- [Collected data]:
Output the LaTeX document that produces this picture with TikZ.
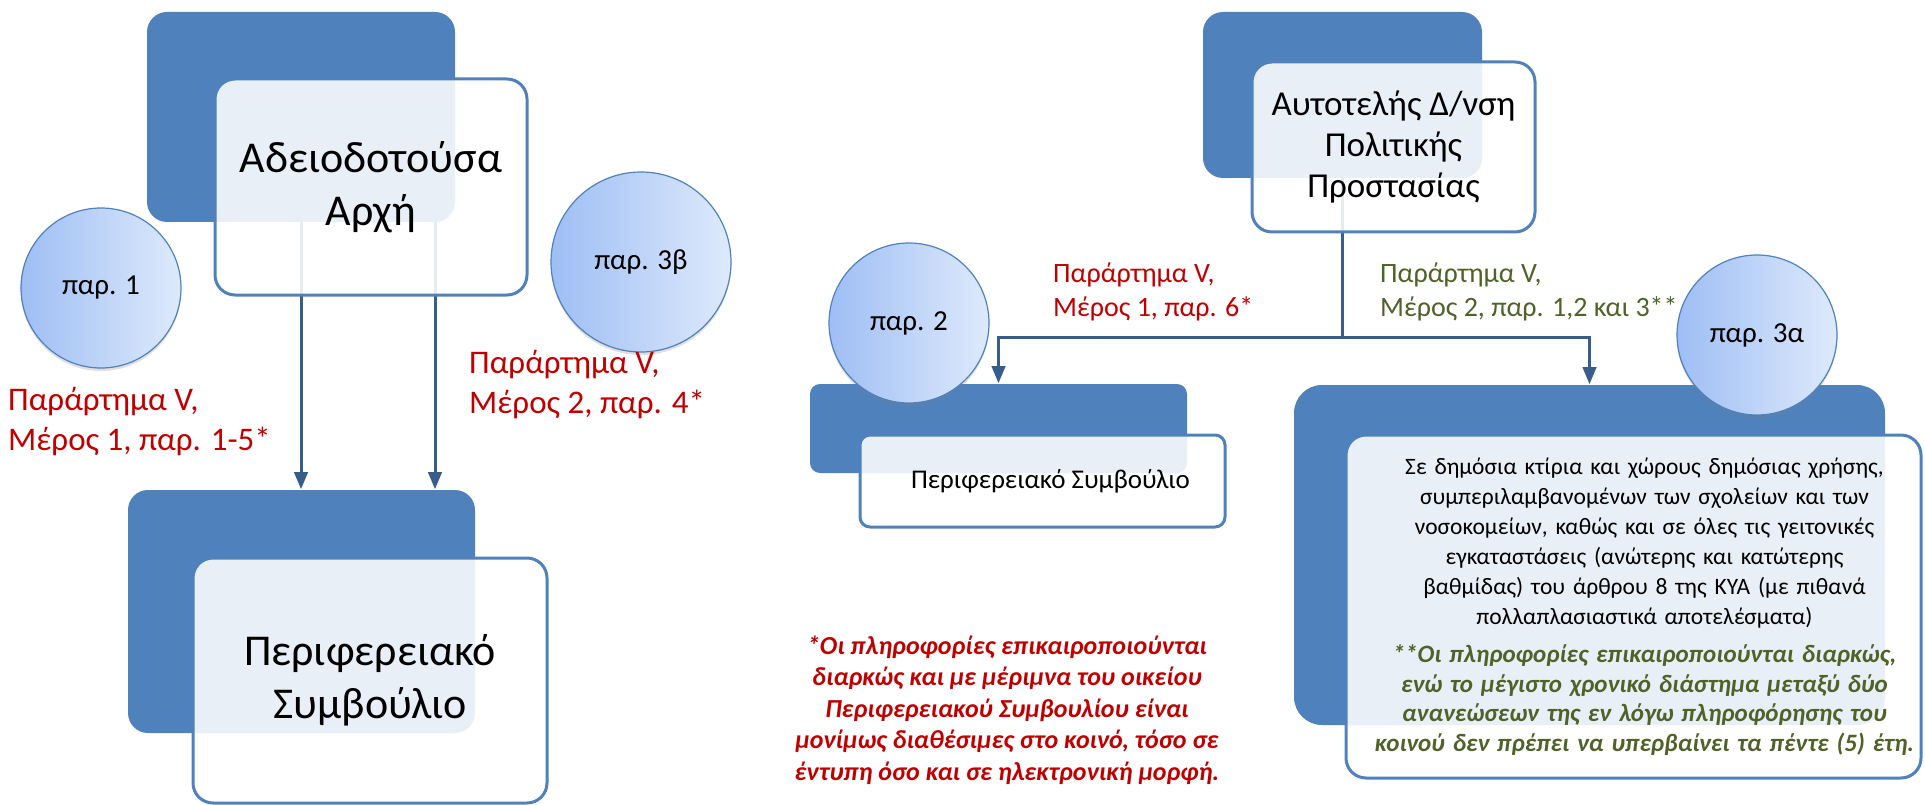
\documentclass[tikz,border=0pt]{standalone}
\usepackage{fontspec}
\setmainfont{Carlito}
\usetikzlibrary{arrows}
\usetikzlibrary{positioning}
\usetikzlibrary{shadows}

\definecolor{boxblue}{RGB}{79,129,189}
\definecolor{linkblue}{RGB}{56,93,138}
\definecolor{notered}{RGB}{192,0,0}
\definecolor{notegreen}{RGB}{79,98,40}
\definecolor{parleft}{RGB}{158,190,244}
\definecolor{parright}{RGB}{222,234,252}

\begin{document}
\begin{tikzpicture}[x=1pt,y=-1pt,>=triangle 45,shorten >=1pt,
    back box/.style={rectangle,rounded corners=20pt,fill=boxblue,inner sep=0pt,outer sep=0pt},
    front box/.style={rectangle,rounded corners=20pt,draw=boxblue,line width=3pt,fill=white,
                      fill opacity=0.88,text opacity=1,align=center,inner sep=0pt,outer sep=0pt},
    par node/.style={circle,draw=boxblue,line width=1.2pt,left color=parleft,right color=parright,
                     inner sep=0pt,minimum size=160pt,font=\fontsize{29}{35}\selectfont,
                     drop shadow={opacity=0.25,shadow xshift=0pt,shadow yshift=-3pt}},
    ref label/.style={align=left,anchor=west,inner sep=0pt,font=\fontsize{33}{40}\selectfont},
    link/.style={draw=linkblue,line width=3pt}]
    \useasboundingbox (0,0) rectangle (1925,805);

    % left part
    \node[back box,minimum width=308pt,minimum height=210pt] (backA) at (301,117) {};
    \node[back box,minimum width=347pt,minimum height=243pt] (backB) at (301.5,611.5) {};
    \draw[link,->] (backA.south) -- (backA.south |- backB.north);
    \draw[link,->] ([xshift=134pt]backA.south) -- ([xshift=134pt]backA.south |- backB.north);
    \node[front box,minimum width=312pt,minimum height=216pt,font=\fontsize{44}{53}\selectfont]
        (frontA) [below right=67pt and 68pt of backA.north west] {Αδειοδοτούσα\\Αρχή};
    \node[front box,minimum width=354pt,minimum height=245pt,font=\fontsize{44}{53}\selectfont]
        (frontB) [below right=68pt and 65pt of backB.north west] {Περιφερειακό\\Συμβούλιο};
    \node[par node] (par1) at (101,288) {παρ. 1};
    \node[par node,minimum size=180pt] (par3b) at (641,262) {παρ. 3β};
    \node[ref label,text=notered] (lblA1) at (8,422) {Παράρτημα V,\\Μέρος 1, παρ. 1-5*};
    \node[ref label,text=notered] (lblA2) at (469,385) {Παράρτημα V,\\Μέρος 2, παρ. 4*};

    % right part
    \node[back box,minimum width=279pt,minimum height=166pt] (backC) at (1342.5,95) {};
    \node[back box,rounded corners=10pt,minimum width=377pt,minimum height=89pt] (backD) at (998.5,428.5) {};
    \node[back box,rounded corners=28pt,minimum width=591pt,minimum height=340pt] (backE) at (1589.5,555) {};
    \coordinate (split) at (1342.5,337);
    \draw[link,shorten >=0pt] (backC.south) -- (split);
    \draw[link,->] (split) -| (backD.north);
    \draw[link,->] (split) -| (backE.north);
    \node[front box,minimum width=283pt,minimum height=170pt,font=\fontsize{35}{41}\selectfont]
        (frontC) [below right=50pt and 49pt of backC.north west] {Αυτοτελής Δ/νση\\Πολιτικής\\Προστασίας};
    \node[front box,rounded corners=10pt,minimum width=365pt,minimum height=92pt,font=\fontsize{27}{32}\selectfont]
        (frontD) [below right=51pt and 50pt of backD.north west] {\hspace*{16pt}Περιφερειακό Συμβούλιο};
    \node[front box,minimum width=575pt,minimum height=343pt,text width=572pt,font=\fontsize{23.5}{30}\selectfont]
        (frontE) [below right=50pt and 52pt of backE.north west]
        {\advance\leftskip by 22pt
         Σε δημόσια κτίρια και χώρους δημόσιας χρήσης,\\συμπεριλαμβανομένων των σχολείων και των\\%
         νοσοκομείων, καθώς και σε όλες τις γειτονικές\\εγκαταστάσεις (ανώτερης και κατώτερης\\%
         βαθμίδας) του άρθρου 8 της ΚΥΑ (με πιθανά\\πολλαπλασιαστικά αποτελέσματα)\\[9pt]%
         {\color{notegreen}\fontsize{25}{29.5}\selectfont\bfseries\itshape **Οι πληροφορίες επικαιροποιούνται διαρκώς,\\%
         ενώ το μέγιστο χρονικό διάστημα μεταξύ δύο\\ανανεώσεων της εν λόγω πληροφόρησης του\\%
         κοινού δεν πρέπει να υπερβαίνει τα πέντε (5) έτη.\par}};
    \node[par node] (par2) at (909,323) {παρ. 2};
    \node[par node] (par3a) at (1757,335) {παρ. 3α};
    \node[ref label,text=notered,font=\fontsize{28}{34}\selectfont] (lblC1) at (1053,292) {Παράρτημα V,\\Μέρος 1, παρ. 6*};
    \node[ref label,text=notegreen,font=\fontsize{28}{34}\selectfont] (lblC2) at (1380,292) {Παράρτημα V,\\Μέρος 2, παρ. 1,2 και 3**};

    % note
    \node[align=center,inner sep=0pt,text=notered,font=\fontsize{26}{31.5}\selectfont\bfseries\itshape]
        (note) at (1007,710) {*Οι πληροφορίες επικαιροποιούνται\\διαρκώς και με μέριμνα του οικείου\\%
        Περιφερειακού Συμβουλίου είναι\\μονίμως διαθέσιμες στο κοινό, τόσο σε\\έντυπη όσο και σε ηλεκτρονική μορφή.};
\end{tikzpicture}
\end{document}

- [Set exercise]:
Leave out the pictures and repeat exactly the lines from the start of the material through the line that contains "(0,0) rectangle (1925,805);", both included.

- [Completed task]:
Output the LaTeX document that produces this picture with TikZ.
\documentclass[tikz,border=0pt]{standalone}
\usepackage{fontspec}
\setmainfont{Carlito}
\usetikzlibrary{arrows}
\usetikzlibrary{positioning}
\usetikzlibrary{shadows}

\definecolor{boxblue}{RGB}{79,129,189}
\definecolor{linkblue}{RGB}{56,93,138}
\definecolor{notered}{RGB}{192,0,0}
\definecolor{notegreen}{RGB}{79,98,40}
\definecolor{parleft}{RGB}{158,190,244}
\definecolor{parright}{RGB}{222,234,252}

\begin{document}
\begin{tikzpicture}[x=1pt,y=-1pt,>=triangle 45,shorten >=1pt,
    back box/.style={rectangle,rounded corners=20pt,fill=boxblue,inner sep=0pt,outer sep=0pt},
    front box/.style={rectangle,rounded corners=20pt,draw=boxblue,line width=3pt,fill=white,
                      fill opacity=0.88,text opacity=1,align=center,inner sep=0pt,outer sep=0pt},
    par node/.style={circle,draw=boxblue,line width=1.2pt,left color=parleft,right color=parright,
                     inner sep=0pt,minimum size=160pt,font=\fontsize{29}{35}\selectfont,
                     drop shadow={opacity=0.25,shadow xshift=0pt,shadow yshift=-3pt}},
    ref label/.style={align=left,anchor=west,inner sep=0pt,font=\fontsize{33}{40}\selectfont},
    link/.style={draw=linkblue,line width=3pt}]
    \useasboundingbox (0,0) rectangle (1925,805);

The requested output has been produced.